• [Problem to work on]: Find, in the records below, the line that contains "Reproduce this chart" and the line that contains "from matplotlib.patches import". Copy those two lines and everything between them exactly, but not the pictures.

Records excerpted from a collection:
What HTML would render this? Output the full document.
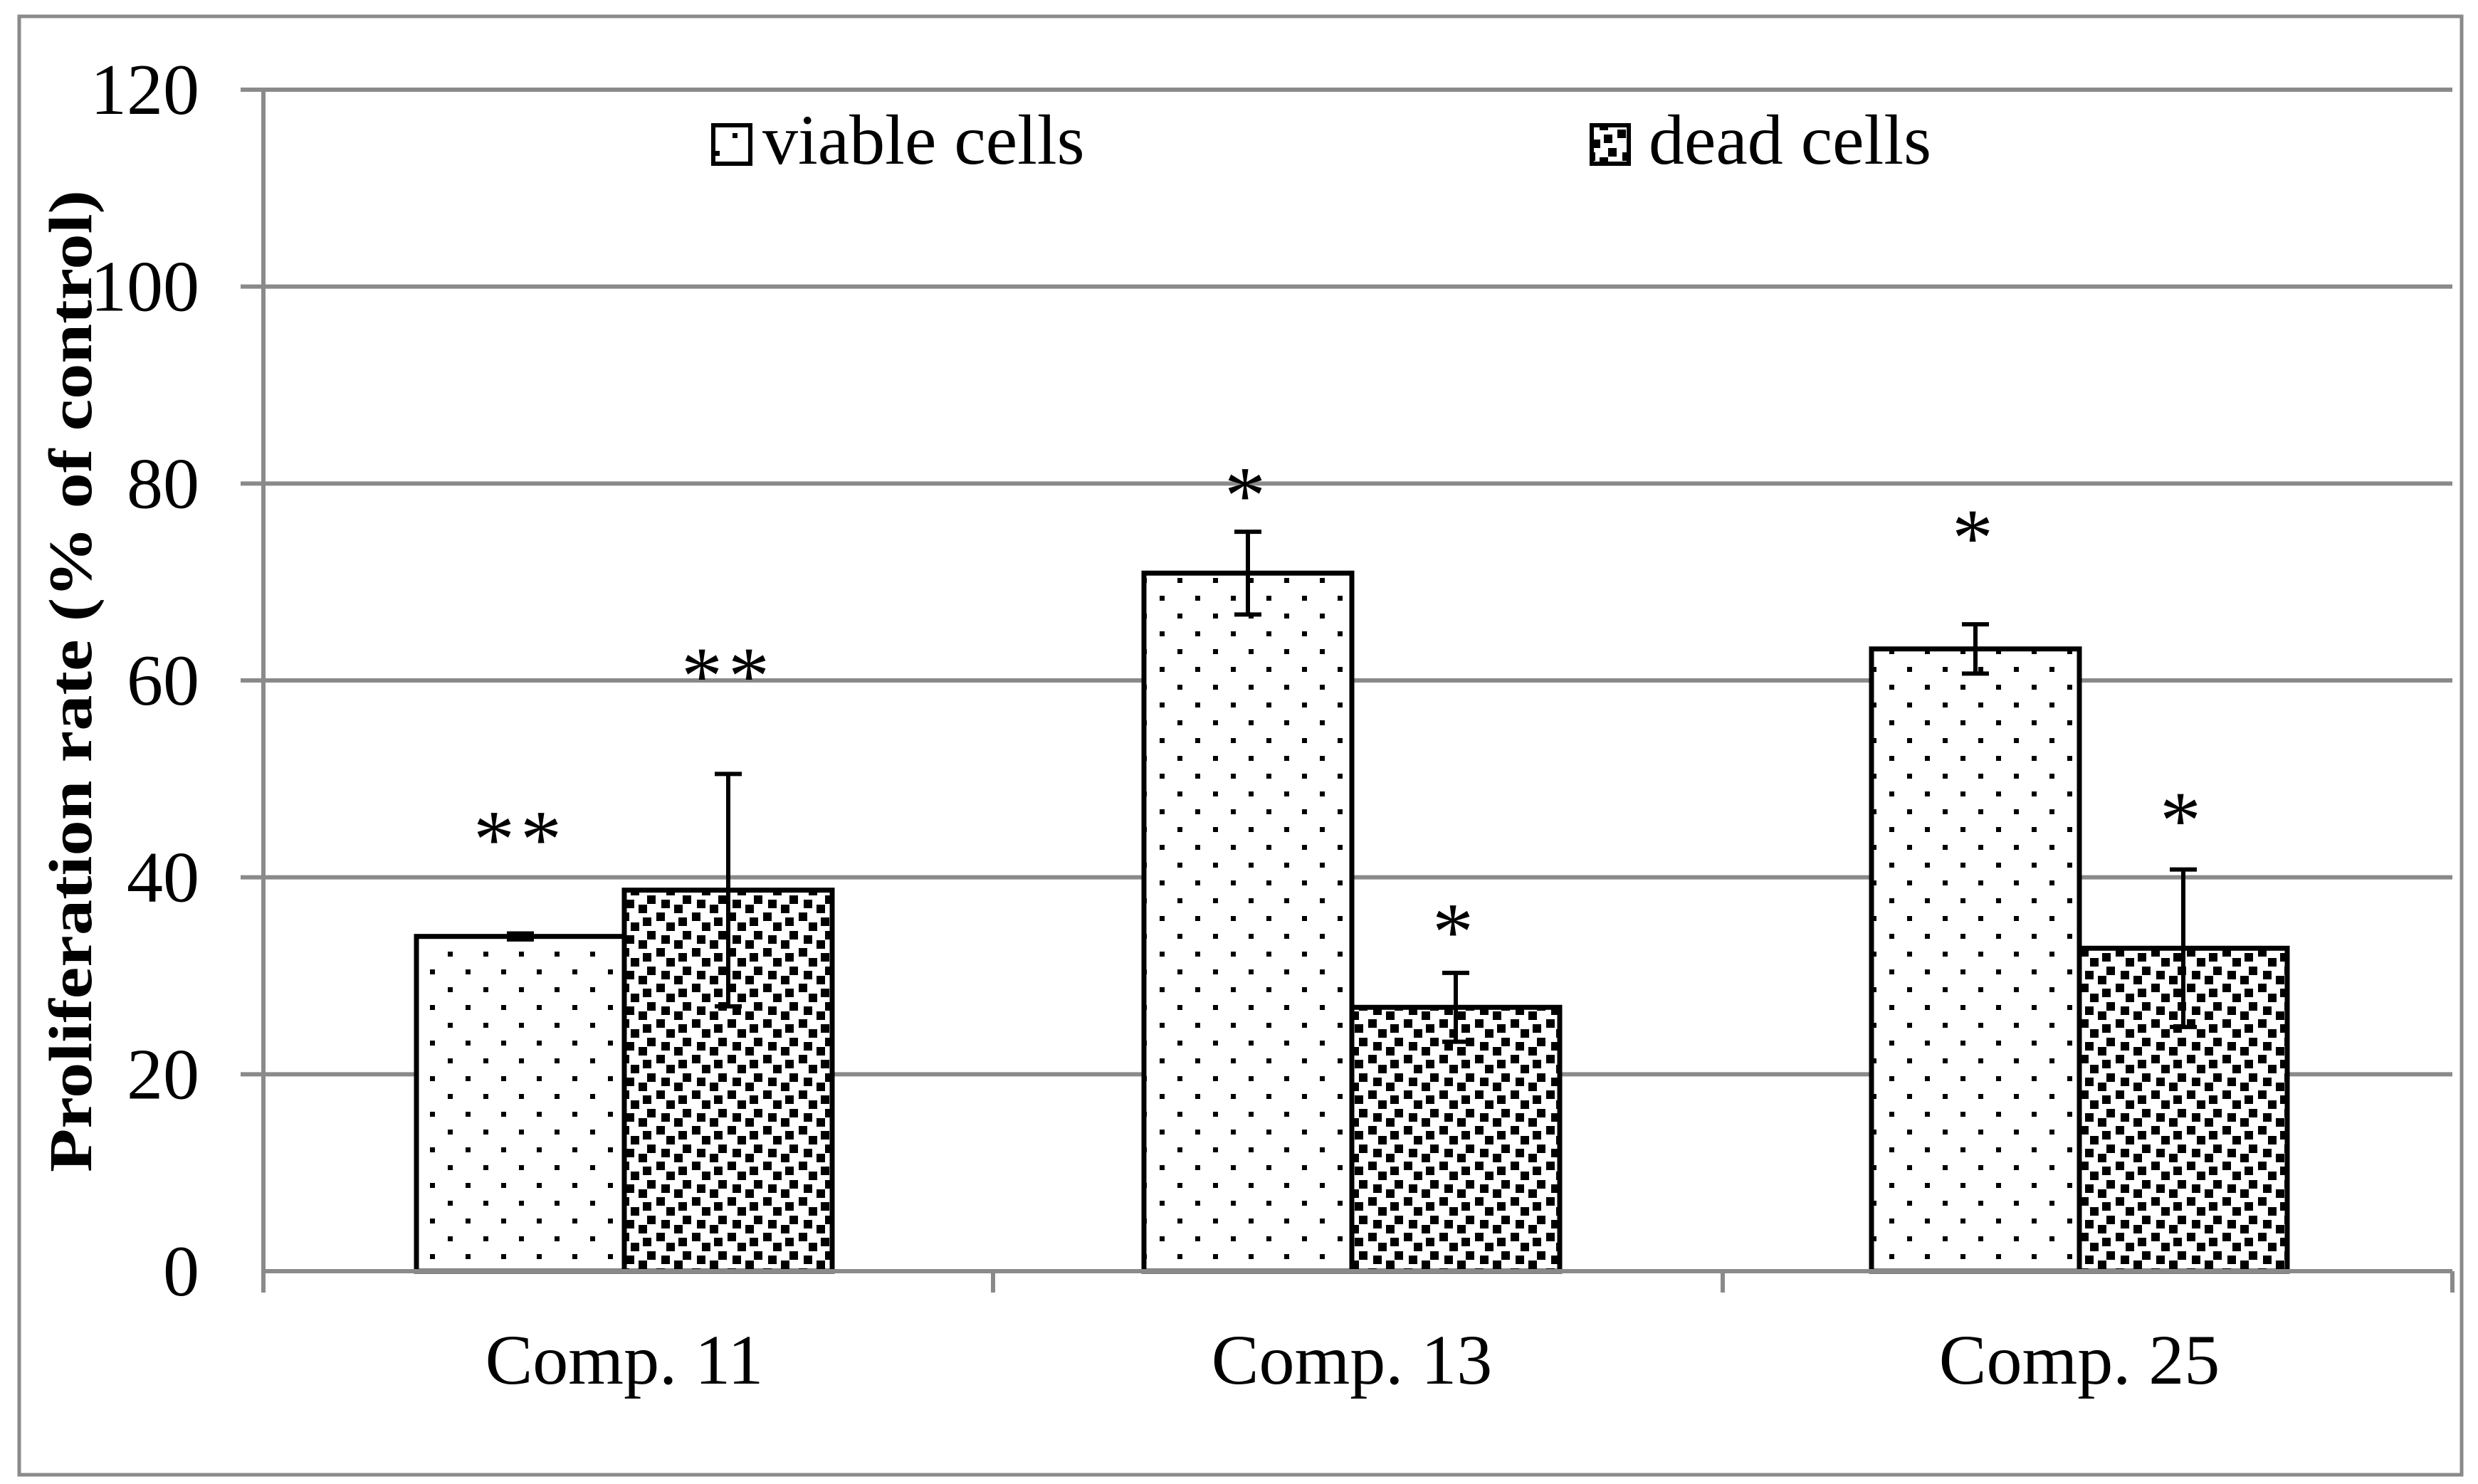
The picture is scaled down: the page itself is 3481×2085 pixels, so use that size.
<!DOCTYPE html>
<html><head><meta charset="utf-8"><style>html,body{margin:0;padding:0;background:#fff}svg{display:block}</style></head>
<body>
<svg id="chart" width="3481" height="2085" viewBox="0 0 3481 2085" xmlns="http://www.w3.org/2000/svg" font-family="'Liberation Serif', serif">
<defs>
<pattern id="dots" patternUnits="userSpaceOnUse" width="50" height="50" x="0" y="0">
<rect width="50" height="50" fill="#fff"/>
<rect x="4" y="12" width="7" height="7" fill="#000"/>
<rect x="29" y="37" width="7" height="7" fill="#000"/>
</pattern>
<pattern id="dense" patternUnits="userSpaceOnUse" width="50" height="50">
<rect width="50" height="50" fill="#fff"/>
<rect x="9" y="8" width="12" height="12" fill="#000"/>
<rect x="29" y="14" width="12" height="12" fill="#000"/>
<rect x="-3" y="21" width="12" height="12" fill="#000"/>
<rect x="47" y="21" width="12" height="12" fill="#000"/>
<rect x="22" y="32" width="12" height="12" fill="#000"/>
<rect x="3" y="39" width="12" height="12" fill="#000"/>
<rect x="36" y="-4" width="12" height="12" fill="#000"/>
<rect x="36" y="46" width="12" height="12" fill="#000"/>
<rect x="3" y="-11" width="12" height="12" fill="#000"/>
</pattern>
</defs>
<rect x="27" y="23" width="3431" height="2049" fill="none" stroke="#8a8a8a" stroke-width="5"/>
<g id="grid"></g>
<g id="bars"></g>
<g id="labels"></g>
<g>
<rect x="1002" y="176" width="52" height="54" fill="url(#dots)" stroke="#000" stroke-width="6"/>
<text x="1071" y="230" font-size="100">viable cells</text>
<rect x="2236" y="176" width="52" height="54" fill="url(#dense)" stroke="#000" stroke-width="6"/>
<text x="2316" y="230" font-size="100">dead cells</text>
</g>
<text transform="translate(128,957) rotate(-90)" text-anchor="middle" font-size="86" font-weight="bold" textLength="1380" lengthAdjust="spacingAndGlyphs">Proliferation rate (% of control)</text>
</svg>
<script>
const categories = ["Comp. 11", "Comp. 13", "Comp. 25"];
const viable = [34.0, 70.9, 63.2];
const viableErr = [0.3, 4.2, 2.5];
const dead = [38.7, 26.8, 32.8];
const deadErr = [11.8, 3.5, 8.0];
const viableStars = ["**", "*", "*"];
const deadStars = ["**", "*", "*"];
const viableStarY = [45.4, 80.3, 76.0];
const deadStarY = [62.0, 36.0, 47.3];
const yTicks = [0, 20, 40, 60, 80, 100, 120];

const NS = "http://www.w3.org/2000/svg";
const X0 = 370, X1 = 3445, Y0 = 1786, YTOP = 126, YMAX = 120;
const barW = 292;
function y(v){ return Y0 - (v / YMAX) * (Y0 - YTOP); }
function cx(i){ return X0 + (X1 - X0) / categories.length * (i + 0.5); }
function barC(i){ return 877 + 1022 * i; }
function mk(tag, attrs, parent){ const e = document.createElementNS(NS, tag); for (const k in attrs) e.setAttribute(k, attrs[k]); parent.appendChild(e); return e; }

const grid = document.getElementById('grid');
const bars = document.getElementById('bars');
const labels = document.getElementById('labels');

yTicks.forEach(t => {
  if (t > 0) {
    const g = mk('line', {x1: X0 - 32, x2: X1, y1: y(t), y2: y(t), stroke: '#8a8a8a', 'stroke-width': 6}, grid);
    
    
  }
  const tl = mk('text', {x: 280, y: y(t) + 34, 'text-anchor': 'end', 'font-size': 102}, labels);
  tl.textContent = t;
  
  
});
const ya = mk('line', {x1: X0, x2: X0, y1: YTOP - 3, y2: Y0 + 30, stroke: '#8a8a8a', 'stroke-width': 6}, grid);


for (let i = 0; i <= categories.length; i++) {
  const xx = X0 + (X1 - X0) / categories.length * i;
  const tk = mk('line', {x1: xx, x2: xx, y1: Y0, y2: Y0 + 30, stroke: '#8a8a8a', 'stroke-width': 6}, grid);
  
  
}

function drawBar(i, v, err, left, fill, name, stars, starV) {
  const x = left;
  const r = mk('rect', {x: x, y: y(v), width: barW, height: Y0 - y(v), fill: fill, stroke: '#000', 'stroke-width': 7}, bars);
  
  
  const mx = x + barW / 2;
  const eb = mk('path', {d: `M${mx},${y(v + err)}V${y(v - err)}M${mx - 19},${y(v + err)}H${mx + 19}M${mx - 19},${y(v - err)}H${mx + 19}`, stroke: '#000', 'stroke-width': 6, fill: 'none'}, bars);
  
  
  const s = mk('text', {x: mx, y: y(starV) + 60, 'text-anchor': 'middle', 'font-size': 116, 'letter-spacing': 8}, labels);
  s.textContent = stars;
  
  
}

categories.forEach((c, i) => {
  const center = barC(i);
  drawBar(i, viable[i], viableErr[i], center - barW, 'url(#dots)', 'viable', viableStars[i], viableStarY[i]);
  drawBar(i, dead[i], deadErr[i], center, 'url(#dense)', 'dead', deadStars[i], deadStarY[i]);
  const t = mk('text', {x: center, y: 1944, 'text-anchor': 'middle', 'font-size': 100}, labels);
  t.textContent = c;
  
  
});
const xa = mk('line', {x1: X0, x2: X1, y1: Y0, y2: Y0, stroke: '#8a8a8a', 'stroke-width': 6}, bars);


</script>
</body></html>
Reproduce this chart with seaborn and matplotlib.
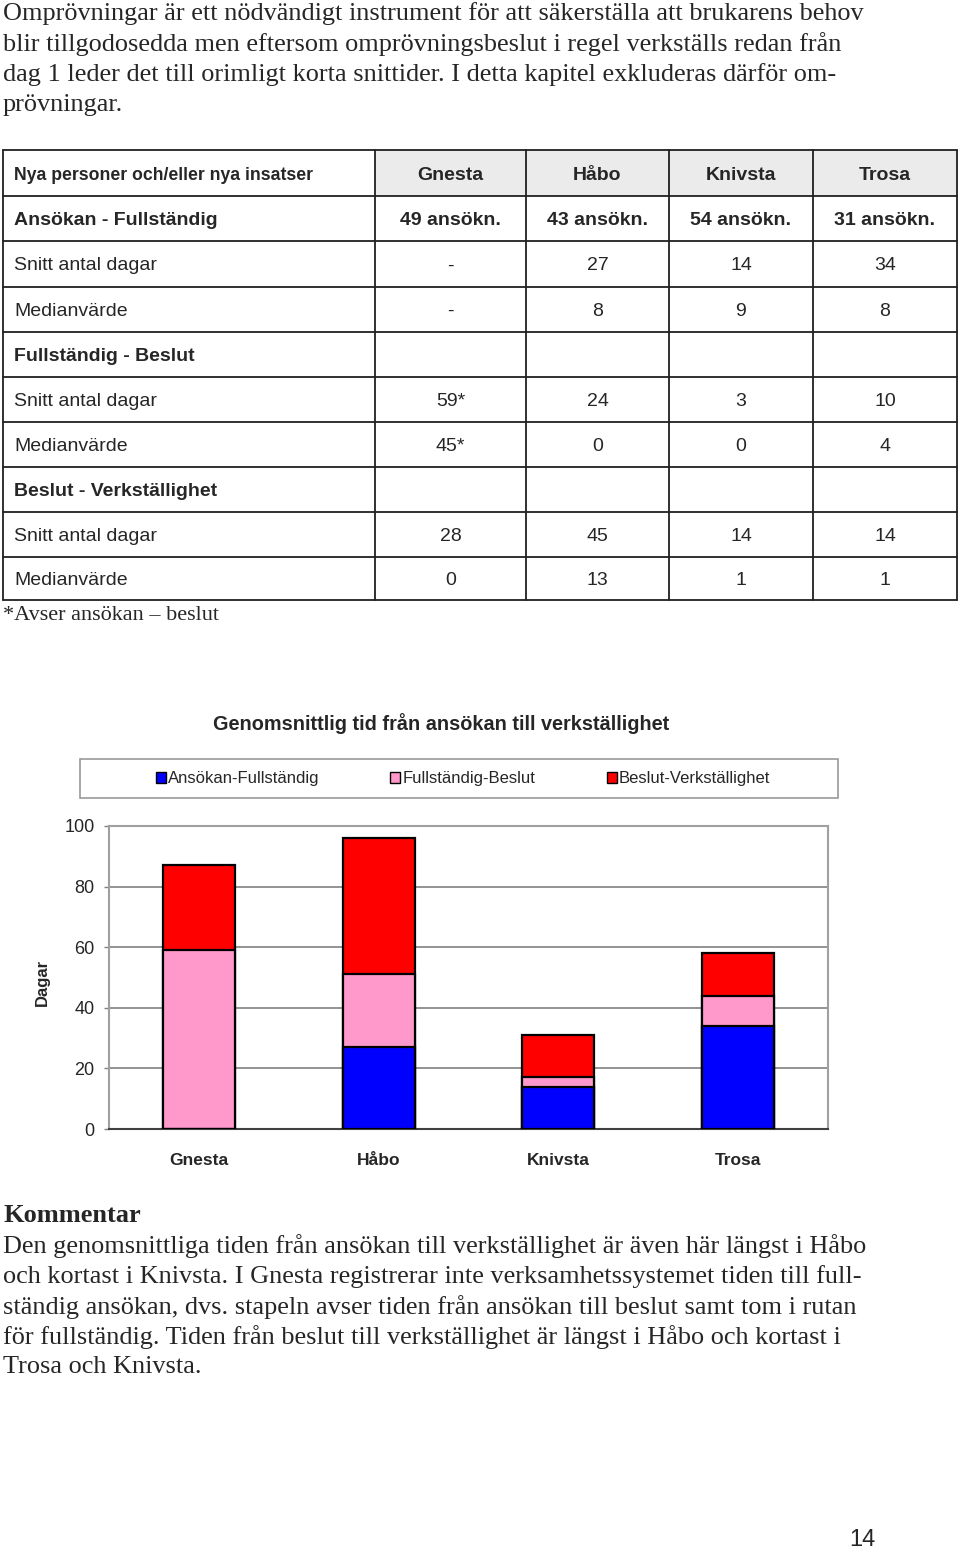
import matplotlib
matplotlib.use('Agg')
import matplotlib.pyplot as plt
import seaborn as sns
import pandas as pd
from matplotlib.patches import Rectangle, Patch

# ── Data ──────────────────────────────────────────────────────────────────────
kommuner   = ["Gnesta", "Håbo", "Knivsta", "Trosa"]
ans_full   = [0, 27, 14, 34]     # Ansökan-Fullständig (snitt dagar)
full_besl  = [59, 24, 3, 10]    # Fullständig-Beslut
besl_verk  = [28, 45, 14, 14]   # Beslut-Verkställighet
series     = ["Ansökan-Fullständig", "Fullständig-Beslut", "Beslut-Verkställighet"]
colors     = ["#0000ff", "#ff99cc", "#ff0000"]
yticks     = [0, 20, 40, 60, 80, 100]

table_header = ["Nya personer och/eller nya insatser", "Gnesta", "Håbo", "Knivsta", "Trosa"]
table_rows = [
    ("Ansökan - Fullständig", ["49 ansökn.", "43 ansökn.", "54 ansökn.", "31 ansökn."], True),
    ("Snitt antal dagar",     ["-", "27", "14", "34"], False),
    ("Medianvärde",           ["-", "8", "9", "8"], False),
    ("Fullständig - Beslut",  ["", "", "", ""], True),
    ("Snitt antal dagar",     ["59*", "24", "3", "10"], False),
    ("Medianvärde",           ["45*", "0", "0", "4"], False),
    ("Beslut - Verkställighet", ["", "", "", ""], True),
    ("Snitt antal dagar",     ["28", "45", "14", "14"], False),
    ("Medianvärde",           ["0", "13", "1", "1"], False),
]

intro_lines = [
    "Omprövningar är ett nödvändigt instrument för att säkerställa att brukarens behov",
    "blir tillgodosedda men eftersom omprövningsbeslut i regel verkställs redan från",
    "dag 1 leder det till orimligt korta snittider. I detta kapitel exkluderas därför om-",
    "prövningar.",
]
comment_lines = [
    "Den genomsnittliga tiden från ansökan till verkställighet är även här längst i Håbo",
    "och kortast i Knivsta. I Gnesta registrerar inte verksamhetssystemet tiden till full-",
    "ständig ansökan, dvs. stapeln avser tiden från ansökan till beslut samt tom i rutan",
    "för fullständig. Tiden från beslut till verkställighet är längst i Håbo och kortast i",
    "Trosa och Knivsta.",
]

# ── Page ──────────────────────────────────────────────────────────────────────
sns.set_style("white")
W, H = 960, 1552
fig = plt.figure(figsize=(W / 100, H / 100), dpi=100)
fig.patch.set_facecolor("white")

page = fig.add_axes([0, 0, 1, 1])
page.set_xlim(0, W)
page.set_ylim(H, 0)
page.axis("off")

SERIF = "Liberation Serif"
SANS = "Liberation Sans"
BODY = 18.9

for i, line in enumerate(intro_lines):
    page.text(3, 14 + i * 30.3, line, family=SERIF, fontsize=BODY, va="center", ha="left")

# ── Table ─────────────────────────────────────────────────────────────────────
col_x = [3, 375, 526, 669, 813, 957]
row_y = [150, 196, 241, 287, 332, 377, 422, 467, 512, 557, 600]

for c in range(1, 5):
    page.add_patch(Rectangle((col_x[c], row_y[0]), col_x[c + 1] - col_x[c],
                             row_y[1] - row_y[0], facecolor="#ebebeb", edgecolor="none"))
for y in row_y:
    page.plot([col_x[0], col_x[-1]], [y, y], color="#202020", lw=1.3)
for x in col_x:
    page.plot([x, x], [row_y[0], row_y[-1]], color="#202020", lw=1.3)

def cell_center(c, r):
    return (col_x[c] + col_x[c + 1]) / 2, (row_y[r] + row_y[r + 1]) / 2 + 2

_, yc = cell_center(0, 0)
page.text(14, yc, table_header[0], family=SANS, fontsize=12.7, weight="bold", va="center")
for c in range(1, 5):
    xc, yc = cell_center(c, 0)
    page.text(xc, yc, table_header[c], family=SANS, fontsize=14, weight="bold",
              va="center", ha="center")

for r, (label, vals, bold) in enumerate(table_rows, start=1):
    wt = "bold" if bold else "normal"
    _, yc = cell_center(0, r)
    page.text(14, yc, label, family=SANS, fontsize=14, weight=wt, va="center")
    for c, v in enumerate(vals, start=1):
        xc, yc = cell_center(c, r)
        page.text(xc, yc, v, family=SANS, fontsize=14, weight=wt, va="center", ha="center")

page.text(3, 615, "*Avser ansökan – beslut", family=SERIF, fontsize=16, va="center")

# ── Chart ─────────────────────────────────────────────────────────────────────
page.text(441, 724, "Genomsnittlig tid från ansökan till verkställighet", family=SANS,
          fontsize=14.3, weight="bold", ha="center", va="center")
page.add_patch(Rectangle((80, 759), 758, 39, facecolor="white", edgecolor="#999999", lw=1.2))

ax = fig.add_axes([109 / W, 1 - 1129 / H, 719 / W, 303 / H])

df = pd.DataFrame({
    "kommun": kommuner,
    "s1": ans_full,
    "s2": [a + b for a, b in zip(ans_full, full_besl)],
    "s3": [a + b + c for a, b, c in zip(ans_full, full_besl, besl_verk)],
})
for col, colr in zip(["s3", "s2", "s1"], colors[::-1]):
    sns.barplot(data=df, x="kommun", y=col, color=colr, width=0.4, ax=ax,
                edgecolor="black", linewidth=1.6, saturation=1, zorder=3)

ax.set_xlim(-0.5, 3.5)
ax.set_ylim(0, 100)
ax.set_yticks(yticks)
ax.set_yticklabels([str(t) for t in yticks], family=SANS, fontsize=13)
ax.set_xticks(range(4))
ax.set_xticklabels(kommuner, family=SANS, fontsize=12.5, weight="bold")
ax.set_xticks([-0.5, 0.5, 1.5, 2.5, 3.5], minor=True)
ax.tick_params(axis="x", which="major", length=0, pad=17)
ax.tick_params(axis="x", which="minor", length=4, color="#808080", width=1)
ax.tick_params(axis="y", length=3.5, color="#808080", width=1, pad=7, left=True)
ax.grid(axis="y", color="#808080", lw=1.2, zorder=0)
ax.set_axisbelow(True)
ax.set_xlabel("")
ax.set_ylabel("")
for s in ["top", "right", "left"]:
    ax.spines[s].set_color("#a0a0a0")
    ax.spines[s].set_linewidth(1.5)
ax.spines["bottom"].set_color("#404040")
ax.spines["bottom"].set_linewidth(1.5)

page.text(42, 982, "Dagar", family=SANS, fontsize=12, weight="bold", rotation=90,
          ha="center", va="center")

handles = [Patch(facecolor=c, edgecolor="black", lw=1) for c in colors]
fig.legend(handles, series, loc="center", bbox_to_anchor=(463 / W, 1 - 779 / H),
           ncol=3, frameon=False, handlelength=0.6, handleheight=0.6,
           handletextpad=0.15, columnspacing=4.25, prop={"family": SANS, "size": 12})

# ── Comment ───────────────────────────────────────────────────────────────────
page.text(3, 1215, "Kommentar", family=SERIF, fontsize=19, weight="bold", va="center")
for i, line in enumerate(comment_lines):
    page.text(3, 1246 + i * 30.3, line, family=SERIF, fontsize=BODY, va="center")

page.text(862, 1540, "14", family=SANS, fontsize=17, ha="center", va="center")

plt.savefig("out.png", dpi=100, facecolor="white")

• [Written response]:
Reproduce this chart with seaborn and matplotlib.
import matplotlib
matplotlib.use('Agg')
import matplotlib.pyplot as plt
import seaborn as sns
import pandas as pd
from matplotlib.patches import Rectangle, Patch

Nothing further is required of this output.